Governor Walker met with students and faculty at technical colleges in Milwaukee, Green Bay, Wausau, La Crosse, and Madison to highlight the important role they play in meeting the demands of today’s workforce.
With the election behind him, Governor Walker was talking about policy, not politics today.
"Target the money to where the highest demand is," said Walker.
But after his election night speech laden with references to national politics, a vision of American optimism.
"In America, you can do and be anything you want," Walker said.
Political questions were unavoidable. One in particular, if Walker will run for president in 2016.
"After three elections in four years, I'm just happy to be governor right now," said Walker.
Behind the scenes, Walker is already offering advice on national politics. Wednesday, he spoke with every one of the newly elected U.S. senators.
"I talked to almost every one and said the thing we learned four years ago, as all of you covered, it's put up or shut up time," Walker said.
Chris Christie and both Bill Clinton said the Wisconsin election would have national implications.
"We felt strongly that the election wasn't just about Wisconsin, that it would send a message to other officials," said Walker.
And already the long reach of Scott Walker has extended into neighboring Illinois, where Republican Bruce Rauner, who ran as a sort of "Scott Walker for Illinois" surprisingly defeated incumbent Democrat Pat Quinn.
"Ran in the home of the president saying he was me, and got elected. That's pretty remarkable from where we were four or five years ago," said Walker.
Walker says the next GOP nominee should have executive experience at the state level.
"As of January, there will be 31 good picks out there because we'll have gone up to 31 governors and I think the vast majority of those governors would be much better than the current occupant in the White House," Walker said.
Governor Walker’s vision for the state continues to focus on growing our economy, developing our workforce, reforming government, transforming education, and providing tax relief to Wisconsin's hard-working taxpayers.
“We're going to continue working for Wisconsin and moving our great state forward. We are proud of our reforms and the investments we’ve made in our priorities. We eliminated a $3.6 billion deficit, provided more than $2 billion in tax relief, improved Wisconsin’s business climate with incentives like the Manufacturing and Ag Tax credit, invested in worker training through programs like Wisconsin Fast Forward, and lowered the tax burden year after year. We are excited and ready to continue serving the citizens of Wisconsin and investing in our priorities," Governor Walker said.
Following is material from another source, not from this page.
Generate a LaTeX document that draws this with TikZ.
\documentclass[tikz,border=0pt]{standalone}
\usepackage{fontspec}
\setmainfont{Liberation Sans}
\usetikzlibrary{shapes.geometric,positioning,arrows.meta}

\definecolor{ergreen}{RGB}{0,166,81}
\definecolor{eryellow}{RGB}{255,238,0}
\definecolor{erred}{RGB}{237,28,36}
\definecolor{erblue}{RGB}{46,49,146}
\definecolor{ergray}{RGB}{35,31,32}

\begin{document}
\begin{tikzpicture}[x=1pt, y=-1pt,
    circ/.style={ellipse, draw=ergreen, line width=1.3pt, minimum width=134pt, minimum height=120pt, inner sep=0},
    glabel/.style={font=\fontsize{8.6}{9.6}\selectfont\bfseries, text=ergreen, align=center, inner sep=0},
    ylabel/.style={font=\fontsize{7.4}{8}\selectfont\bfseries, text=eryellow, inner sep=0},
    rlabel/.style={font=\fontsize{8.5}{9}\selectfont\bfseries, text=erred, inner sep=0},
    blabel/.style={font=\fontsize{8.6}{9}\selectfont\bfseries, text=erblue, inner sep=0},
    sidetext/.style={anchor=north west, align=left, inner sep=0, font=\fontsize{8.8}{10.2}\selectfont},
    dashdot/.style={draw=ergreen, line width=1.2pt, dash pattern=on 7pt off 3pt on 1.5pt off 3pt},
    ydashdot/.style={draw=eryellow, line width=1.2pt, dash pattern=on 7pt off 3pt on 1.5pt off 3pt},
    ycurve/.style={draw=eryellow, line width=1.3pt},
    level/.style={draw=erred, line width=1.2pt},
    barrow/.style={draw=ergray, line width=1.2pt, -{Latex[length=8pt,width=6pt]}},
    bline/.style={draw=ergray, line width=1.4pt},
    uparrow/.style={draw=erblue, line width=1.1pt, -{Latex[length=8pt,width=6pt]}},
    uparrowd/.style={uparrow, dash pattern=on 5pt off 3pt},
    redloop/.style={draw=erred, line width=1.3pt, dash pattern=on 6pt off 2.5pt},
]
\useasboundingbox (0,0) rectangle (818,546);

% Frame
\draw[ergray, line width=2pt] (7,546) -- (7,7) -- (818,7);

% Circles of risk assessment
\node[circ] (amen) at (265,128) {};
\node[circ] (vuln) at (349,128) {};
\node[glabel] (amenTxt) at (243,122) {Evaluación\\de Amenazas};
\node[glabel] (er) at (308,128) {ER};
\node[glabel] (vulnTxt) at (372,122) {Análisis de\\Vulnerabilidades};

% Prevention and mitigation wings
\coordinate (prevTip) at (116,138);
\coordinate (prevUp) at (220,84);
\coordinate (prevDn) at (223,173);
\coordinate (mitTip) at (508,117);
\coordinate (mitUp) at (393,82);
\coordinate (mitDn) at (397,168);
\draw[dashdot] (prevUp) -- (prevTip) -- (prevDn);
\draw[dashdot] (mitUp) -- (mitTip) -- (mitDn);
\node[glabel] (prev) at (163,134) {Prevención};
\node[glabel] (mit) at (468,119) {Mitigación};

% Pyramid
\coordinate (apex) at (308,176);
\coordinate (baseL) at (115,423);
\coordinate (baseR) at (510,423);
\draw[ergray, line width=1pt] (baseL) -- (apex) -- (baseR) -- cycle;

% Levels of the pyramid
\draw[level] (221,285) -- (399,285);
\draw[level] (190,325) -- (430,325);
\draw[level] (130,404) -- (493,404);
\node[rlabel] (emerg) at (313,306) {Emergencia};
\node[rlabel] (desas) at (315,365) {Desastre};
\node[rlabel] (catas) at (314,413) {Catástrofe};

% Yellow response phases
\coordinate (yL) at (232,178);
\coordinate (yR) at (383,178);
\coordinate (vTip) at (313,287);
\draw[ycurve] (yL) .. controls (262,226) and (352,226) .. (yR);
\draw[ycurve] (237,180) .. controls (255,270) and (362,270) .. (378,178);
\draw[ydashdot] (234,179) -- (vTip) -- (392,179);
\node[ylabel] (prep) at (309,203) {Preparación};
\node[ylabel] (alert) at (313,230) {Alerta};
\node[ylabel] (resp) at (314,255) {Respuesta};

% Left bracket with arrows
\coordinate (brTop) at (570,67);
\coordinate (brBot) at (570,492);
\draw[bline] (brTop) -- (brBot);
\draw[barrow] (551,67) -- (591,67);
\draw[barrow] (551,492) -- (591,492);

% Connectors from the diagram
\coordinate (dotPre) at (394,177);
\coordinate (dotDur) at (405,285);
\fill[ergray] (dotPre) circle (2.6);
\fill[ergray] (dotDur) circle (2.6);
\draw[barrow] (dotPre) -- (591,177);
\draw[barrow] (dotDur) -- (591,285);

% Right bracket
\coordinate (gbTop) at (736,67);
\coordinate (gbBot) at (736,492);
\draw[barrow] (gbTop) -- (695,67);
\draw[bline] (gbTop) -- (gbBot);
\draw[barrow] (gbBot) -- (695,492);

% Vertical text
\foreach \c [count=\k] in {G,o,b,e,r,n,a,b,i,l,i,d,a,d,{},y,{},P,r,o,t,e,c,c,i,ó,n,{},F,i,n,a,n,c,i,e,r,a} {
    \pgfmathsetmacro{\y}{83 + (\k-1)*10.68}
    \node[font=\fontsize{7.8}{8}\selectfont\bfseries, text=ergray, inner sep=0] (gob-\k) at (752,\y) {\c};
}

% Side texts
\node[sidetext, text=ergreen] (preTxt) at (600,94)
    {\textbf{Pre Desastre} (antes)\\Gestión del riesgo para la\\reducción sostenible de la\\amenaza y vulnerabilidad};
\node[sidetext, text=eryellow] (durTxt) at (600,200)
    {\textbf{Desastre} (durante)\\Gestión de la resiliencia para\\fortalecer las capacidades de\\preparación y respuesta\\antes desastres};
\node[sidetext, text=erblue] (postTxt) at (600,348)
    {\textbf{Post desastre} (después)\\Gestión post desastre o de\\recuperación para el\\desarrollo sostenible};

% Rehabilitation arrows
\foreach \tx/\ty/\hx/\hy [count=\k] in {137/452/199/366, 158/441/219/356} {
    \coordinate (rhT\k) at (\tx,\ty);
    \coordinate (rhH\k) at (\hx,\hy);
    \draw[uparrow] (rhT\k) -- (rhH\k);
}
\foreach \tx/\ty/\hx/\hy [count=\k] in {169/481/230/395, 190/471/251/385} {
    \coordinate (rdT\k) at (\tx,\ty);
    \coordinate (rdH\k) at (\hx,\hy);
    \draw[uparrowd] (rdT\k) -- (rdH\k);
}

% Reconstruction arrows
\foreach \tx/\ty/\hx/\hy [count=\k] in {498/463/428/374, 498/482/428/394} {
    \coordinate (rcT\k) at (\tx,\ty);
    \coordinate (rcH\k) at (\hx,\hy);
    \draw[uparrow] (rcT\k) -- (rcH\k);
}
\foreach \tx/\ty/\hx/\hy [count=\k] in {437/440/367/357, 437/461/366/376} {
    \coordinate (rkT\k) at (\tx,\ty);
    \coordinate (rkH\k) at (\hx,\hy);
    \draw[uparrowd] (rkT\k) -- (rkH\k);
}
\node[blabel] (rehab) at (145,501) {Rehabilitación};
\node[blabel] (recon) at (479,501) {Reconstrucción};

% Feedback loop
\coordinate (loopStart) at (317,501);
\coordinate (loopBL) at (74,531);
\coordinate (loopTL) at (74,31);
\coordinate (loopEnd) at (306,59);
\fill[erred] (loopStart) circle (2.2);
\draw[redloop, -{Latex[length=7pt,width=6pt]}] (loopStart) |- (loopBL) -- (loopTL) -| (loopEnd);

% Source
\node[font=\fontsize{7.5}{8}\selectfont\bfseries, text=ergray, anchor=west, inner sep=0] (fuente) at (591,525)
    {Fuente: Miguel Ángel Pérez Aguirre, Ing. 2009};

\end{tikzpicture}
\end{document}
The accomplishments of Governor Walker’s first term include reforms to improve Wisconsin’s fiscal house and make the state a more competitive place to grow business and to create jobs. Through tough, but prudent decisions, Governor Walker, his administration, and legislators worked together to eliminate a $3.6 billion deficit and provide more than $2 billion in tax relief.
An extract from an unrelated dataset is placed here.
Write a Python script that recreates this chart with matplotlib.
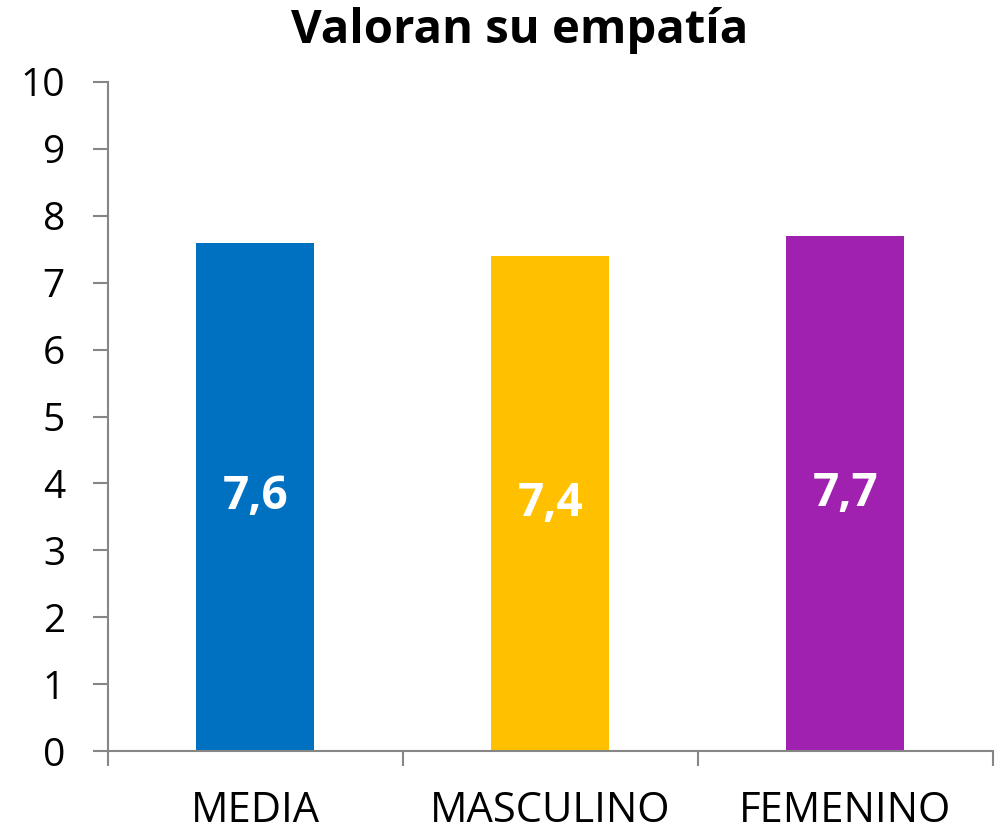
import matplotlib.pyplot as plt
import numpy as np

plt.rcParams['font.family'] = ['Open Sans', 'DejaVu Sans']

categories = ["MEDIA", "MASCULINO", "FEMENINO"]
values = [7.6, 7.4, 7.7]
labels = ["7,6", "7,4", "7,7"]
colors = ["#0070C0", "#FFC000", "#A020B0"]
yticks = list(range(0, 11))

AXIS = "#868686"

fig = plt.figure(figsize=(10.03, 8.32), dpi=100)
ax = fig.add_axes([108 / 1003, 81 / 832, 885 / 1003, 669 / 832])

x = np.arange(len(categories))
bars = ax.bar(x, values, width=0.40, color=colors, zorder=2)
for b, v, lab in zip(bars, values, labels):
    ax.text(b.get_x() + b.get_width() / 2, v / 2, lab, ha="center", va="center",
            color="white", fontsize=33, fontweight="bold")

ax.set_xlim(-0.5, len(categories) - 0.5)
ax.set_ylim(0, 10)
ax.set_yticks(yticks)
ax.set_yticklabels([str(t) for t in yticks], fontsize=28)

# category labels centred, tick marks at boundaries
ax.set_xticks(x)
ax.set_xticklabels(categories, fontsize=30)
ax.tick_params(axis="x", length=0, pad=28)
ax.set_xticks(np.arange(-0.5, len(categories)), minor=True)
ax.tick_params(axis="x", which="minor", length=11, width=1.5, color=AXIS)
ax.tick_params(axis="y", length=11, width=1.5, color=AXIS, pad=20)

for s in ["top", "right"]:
    ax.spines[s].set_visible(False)
for s in ["left", "bottom"]:
    ax.spines[s].set_color(AXIS)
    ax.spines[s].set_linewidth(1.5)

fig.text(520 / 1003, 1 - 30 / 832, "Valoran su empatía", ha="center", va="center",
         fontsize=34, fontweight="bold")

fig.savefig("out.png", dpi=100)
Governor Walker’s agenda includes investing in our workforce, so people have the opportunity to learn the skills they need for the jobs of today and of tomorrow. Under Governor Walker, the state has invested $135 million in workforce development. Beyond traditional educational investments, Governor Walker’s plan provides worker training grants in areas of immediate need, including items like training for healthcare-related jobs in rural and high poverty areas.